> REQUIREMENTS: In the listing below, find every line containing "diagram" and copy it out.

> PROVIDED MATERIAL:
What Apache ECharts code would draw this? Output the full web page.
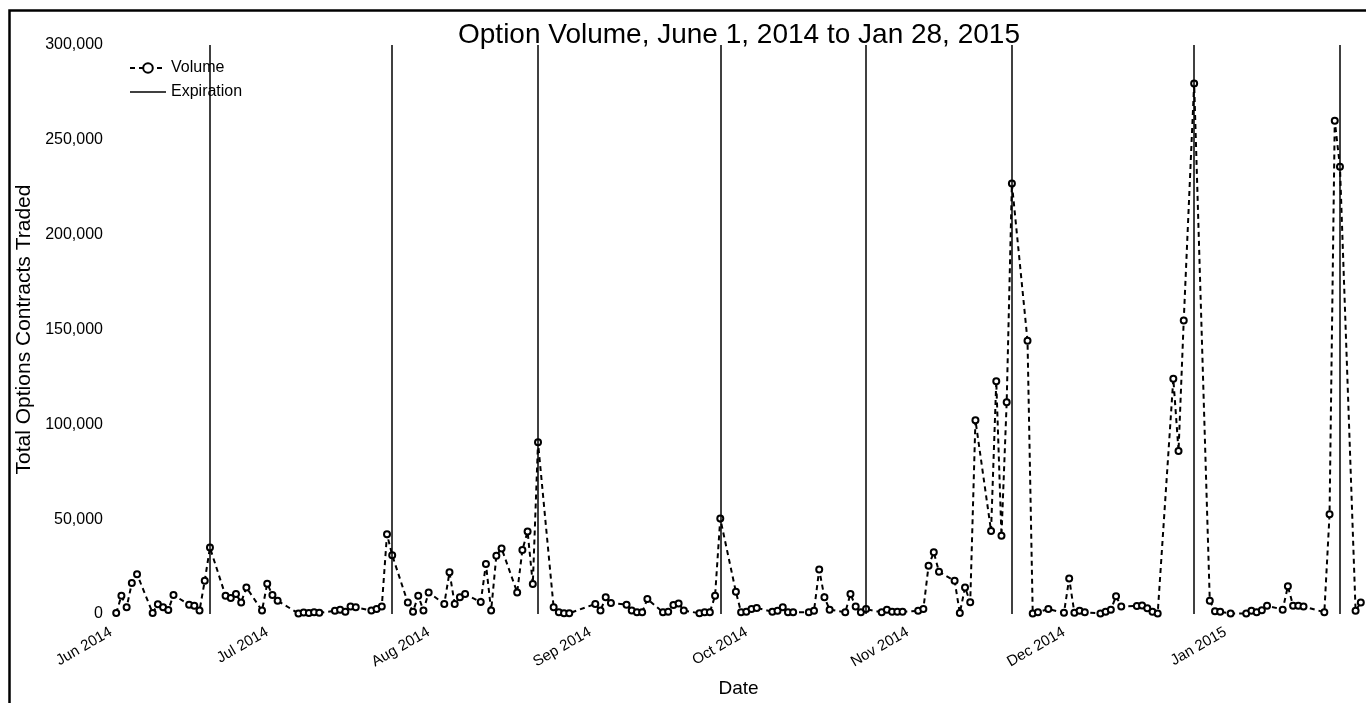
* * *
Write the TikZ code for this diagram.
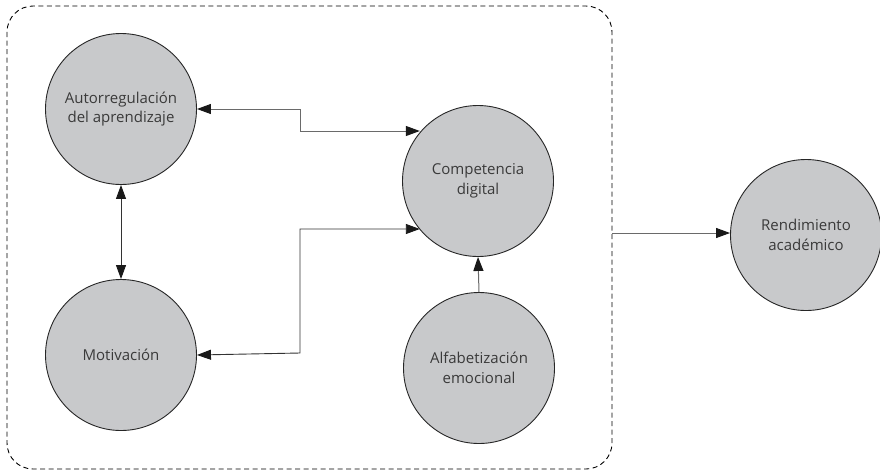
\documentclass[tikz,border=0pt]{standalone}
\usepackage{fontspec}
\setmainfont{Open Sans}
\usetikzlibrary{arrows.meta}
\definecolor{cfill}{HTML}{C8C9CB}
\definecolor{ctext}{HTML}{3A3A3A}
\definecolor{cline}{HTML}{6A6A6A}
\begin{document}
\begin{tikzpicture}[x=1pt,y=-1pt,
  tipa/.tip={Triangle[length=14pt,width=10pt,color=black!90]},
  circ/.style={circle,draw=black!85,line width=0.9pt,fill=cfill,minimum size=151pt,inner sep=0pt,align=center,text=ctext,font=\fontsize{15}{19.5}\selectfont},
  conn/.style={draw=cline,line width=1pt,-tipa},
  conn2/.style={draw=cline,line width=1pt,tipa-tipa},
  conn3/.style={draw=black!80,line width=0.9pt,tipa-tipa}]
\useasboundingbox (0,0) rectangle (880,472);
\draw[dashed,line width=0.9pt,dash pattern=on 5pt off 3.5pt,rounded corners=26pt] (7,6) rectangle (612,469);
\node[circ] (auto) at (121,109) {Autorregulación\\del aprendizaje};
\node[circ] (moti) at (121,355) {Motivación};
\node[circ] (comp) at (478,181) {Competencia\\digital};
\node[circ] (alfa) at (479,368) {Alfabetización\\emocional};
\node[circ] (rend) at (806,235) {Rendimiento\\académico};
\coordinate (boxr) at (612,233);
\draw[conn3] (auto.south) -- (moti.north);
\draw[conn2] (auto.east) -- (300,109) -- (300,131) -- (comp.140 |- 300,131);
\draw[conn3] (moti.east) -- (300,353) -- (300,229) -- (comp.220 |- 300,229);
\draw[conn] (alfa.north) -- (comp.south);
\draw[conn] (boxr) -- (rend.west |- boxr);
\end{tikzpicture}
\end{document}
* * *
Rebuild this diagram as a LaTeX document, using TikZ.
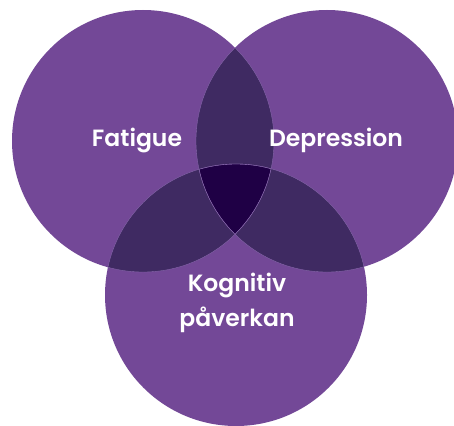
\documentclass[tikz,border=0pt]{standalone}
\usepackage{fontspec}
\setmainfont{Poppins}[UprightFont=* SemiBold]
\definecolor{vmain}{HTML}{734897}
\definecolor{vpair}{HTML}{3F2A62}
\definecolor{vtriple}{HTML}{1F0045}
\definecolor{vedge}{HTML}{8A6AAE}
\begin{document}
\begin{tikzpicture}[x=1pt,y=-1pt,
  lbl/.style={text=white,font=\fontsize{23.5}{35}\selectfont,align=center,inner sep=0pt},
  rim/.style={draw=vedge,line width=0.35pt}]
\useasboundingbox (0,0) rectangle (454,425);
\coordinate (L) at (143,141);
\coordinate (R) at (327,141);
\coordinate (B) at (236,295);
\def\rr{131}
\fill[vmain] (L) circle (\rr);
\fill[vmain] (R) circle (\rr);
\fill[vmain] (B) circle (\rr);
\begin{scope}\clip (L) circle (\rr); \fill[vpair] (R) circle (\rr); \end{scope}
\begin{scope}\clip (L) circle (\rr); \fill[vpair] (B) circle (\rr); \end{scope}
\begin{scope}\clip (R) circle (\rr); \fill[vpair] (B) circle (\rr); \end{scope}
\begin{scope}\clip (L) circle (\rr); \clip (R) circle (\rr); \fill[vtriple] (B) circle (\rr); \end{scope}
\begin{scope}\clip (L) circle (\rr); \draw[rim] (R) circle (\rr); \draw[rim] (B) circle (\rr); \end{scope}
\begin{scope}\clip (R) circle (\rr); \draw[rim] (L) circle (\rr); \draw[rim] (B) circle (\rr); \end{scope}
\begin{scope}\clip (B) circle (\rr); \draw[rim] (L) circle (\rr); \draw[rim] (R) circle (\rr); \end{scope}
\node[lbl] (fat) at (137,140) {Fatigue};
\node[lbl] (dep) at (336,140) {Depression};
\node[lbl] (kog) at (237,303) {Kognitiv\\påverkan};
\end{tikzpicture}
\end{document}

> CORRECT RESULT:
Write the TikZ code for this diagram.
Rebuild this diagram as a LaTeX document, using TikZ.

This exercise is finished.